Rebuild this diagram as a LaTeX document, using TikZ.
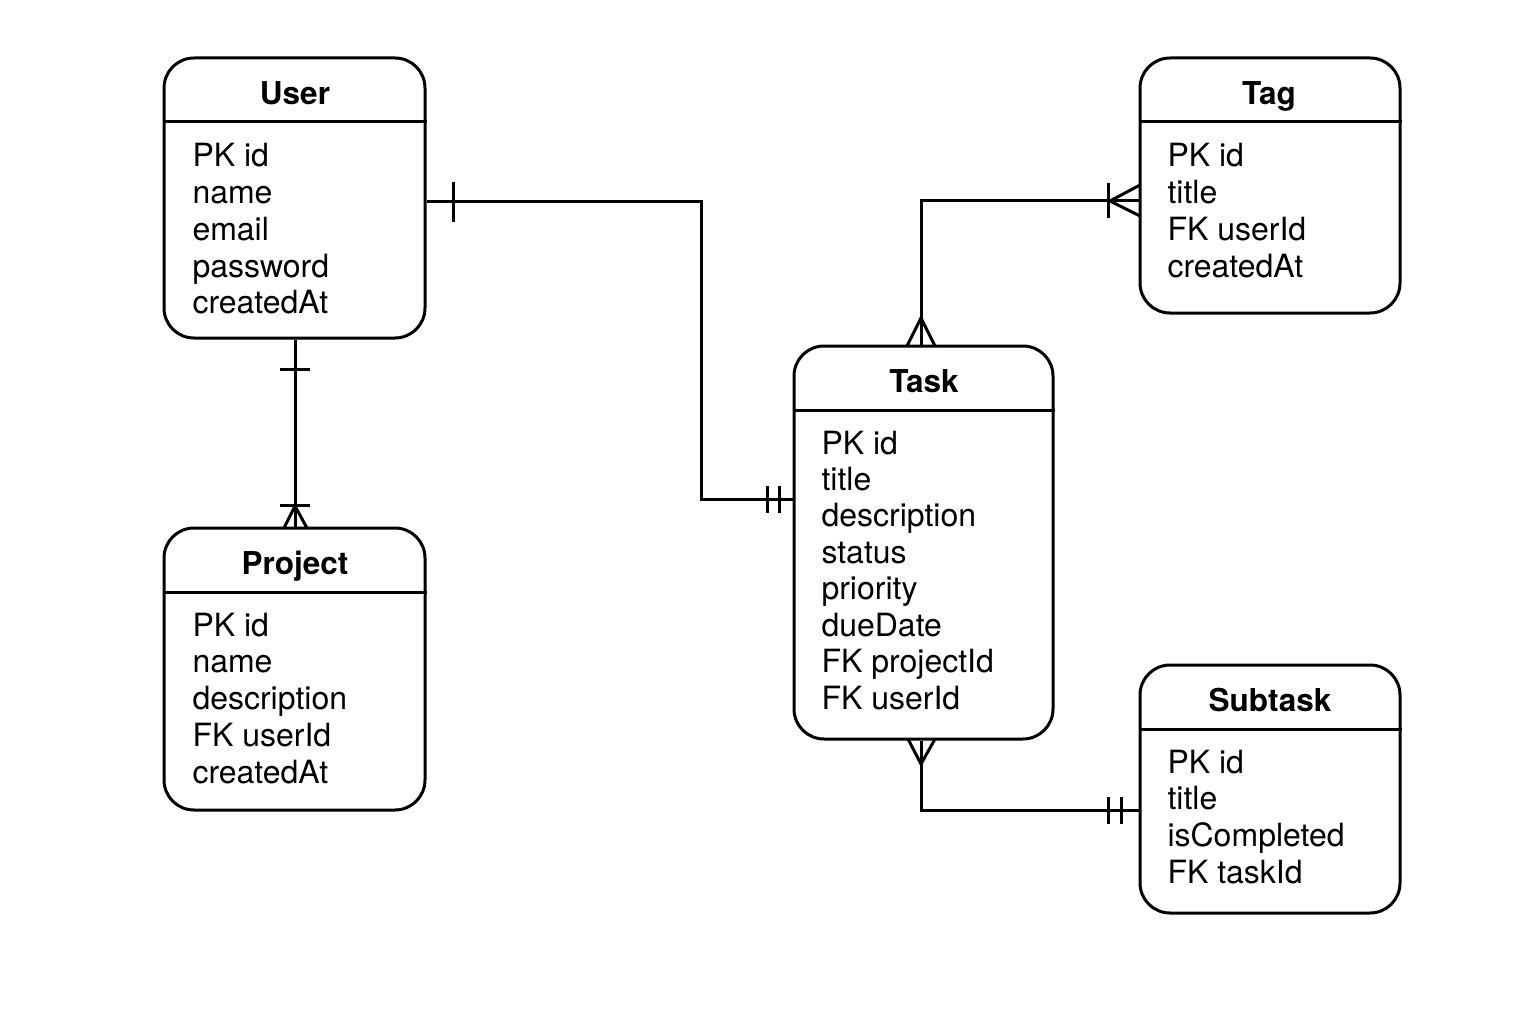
\documentclass[tikz,border=0pt]{standalone}
\usepackage{fontspec}
\setmainfont{TeX Gyre Heros}
\begin{document}
\begin{tikzpicture}[x=1pt,y=-1pt,
  line width=3pt,
  entity/.style={draw, rounded corners=30pt, minimum width=#1, inner sep=0pt},
  ttl/.style={anchor=base, inner sep=0pt, font=\fontsize{31.5}{36}\selectfont\bfseries},
  row/.style={anchor=base west, inner sep=0pt, font=\fontsize{32}{36}\selectfont},
  rel/.style={line width=3pt}
]
\useasboundingbox (0,0) rectangle (1536,1024);

% entity boxes
\node[entity=261pt, minimum height=280pt] (user) at (294.5,198) {};
\node[entity=260pt, minimum height=255pt] (tag) at (1270,185.5) {};
\node[entity=259pt, minimum height=393pt] (task) at (923.5,542.5) {};
\node[entity=261pt, minimum height=282pt] (project) at (294.5,669) {};
\node[entity=260pt, minimum height=248pt] (subtask) at (1270,789) {};

% header separators
\foreach \b in {user,tag,task,project,subtask}{
  \draw ([yshift=-65.5pt]\b.north west) -- ([yshift=-65.5pt]\b.north east);
}

% titles
\node[ttl] (user-t) at (295,105) {User};
\node[ttl] (tag-t) at (1269,105) {Tag};
\node[ttl] (task-t) at (924,392) {Task};
\node[ttl] (project-t) at (295,574) {Project};
\node[ttl] (subtask-t) at (1270,711) {Subtask};

% rows
\foreach \t [count=\i] in {PK id,name,email,password,createdAt}
  \node[row] (user-r\i) at (191,{167+(\i-1)*36.7}) {\t};
\foreach \t [count=\i] in {PK id,title,FK userId,createdAt}
  \node[row] (tag-r\i) at (1166,{167+(\i-1)*36.7}) {\t};
\foreach \t [count=\i] in {PK id,title,description,status,priority,dueDate,FK projectId,FK userId}
  \node[row] (task-r\i) at (820,{454+(\i-1)*36.45}) {\t};
\foreach \t [count=\i] in {PK id,name,description,FK userId,createdAt}
  \node[row] (project-r\i) at (191,{636+(\i-1)*36.75}) {\t};
\foreach \t [count=\i] in {PK id,title,isCompleted,FK taskId}
  \node[row] (subtask-r\i) at (1166,{773+(\i-1)*36.7}) {\t};

% User -- Task
\draw[rel] ([yshift=-4pt]user.east) -- (701,202) -- (701,499) -- ([yshift=43.5pt]task.west);
\draw[rel] (453,182) -- (453,222);
\draw[rel] (767,486) -- (767,513);
\draw[rel] (779,486) -- (779,513);

% User -- Project
\draw[rel] ([xshift=0.5pt]user.south) -- ([xshift=0.5pt]project.north);
\draw[rel] (280,369) -- (310,369);
\draw[rel] (280,505) -- (310,505);
\draw[rel] (284,528) -- (295,506) -- (307,528);

% Task -- Tag
\draw[rel] ([xshift=-2.5pt]task.north) -- (921,201) -- ([yshift=-15.5pt]tag.west);
\draw[rel] (907,346) -- (921,318) -- (935,346);
\draw[rel] (1108,183) -- (1108,218);
\draw[rel] (1140,185) -- (1110,201) -- (1140,216);

% Task -- Subtask
\draw[rel] ([xshift=-2.5pt]task.south) -- (921,810) -- ([yshift=-21pt]subtask.west);
\draw[rel] (908,739) -- (921,764) -- (935,739);
\draw[rel] (1108,797) -- (1108,824);
\draw[rel] (1121,797) -- (1121,824);
\end{tikzpicture}
\end{document}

• • • • •

* WORK TO COMPLETE: Restate, line by line and word for word, everything from the top of the material through the line that contains "(subtask-t) at (1270,711)". Leave pictures out.

* WRITTEN REPLY:
Rebuild this diagram as a LaTeX document, using TikZ.
\documentclass[tikz,border=0pt]{standalone}
\usepackage{fontspec}
\setmainfont{TeX Gyre Heros}
\begin{document}
\begin{tikzpicture}[x=1pt,y=-1pt,
  line width=3pt,
  entity/.style={draw, rounded corners=30pt, minimum width=#1, inner sep=0pt},
  ttl/.style={anchor=base, inner sep=0pt, font=\fontsize{31.5}{36}\selectfont\bfseries},
  row/.style={anchor=base west, inner sep=0pt, font=\fontsize{32}{36}\selectfont},
  rel/.style={line width=3pt}
]
\useasboundingbox (0,0) rectangle (1536,1024);

% entity boxes
\node[entity=261pt, minimum height=280pt] (user) at (294.5,198) {};
\node[entity=260pt, minimum height=255pt] (tag) at (1270,185.5) {};
\node[entity=259pt, minimum height=393pt] (task) at (923.5,542.5) {};
\node[entity=261pt, minimum height=282pt] (project) at (294.5,669) {};
\node[entity=260pt, minimum height=248pt] (subtask) at (1270,789) {};

% header separators
\foreach \b in {user,tag,task,project,subtask}{
  \draw ([yshift=-65.5pt]\b.north west) -- ([yshift=-65.5pt]\b.north east);
}

% titles
\node[ttl] (user-t) at (295,105) {User};
\node[ttl] (tag-t) at (1269,105) {Tag};
\node[ttl] (task-t) at (924,392) {Task};
\node[ttl] (project-t) at (295,574) {Project};
\node[ttl] (subtask-t) at (1270,711) {Subtask};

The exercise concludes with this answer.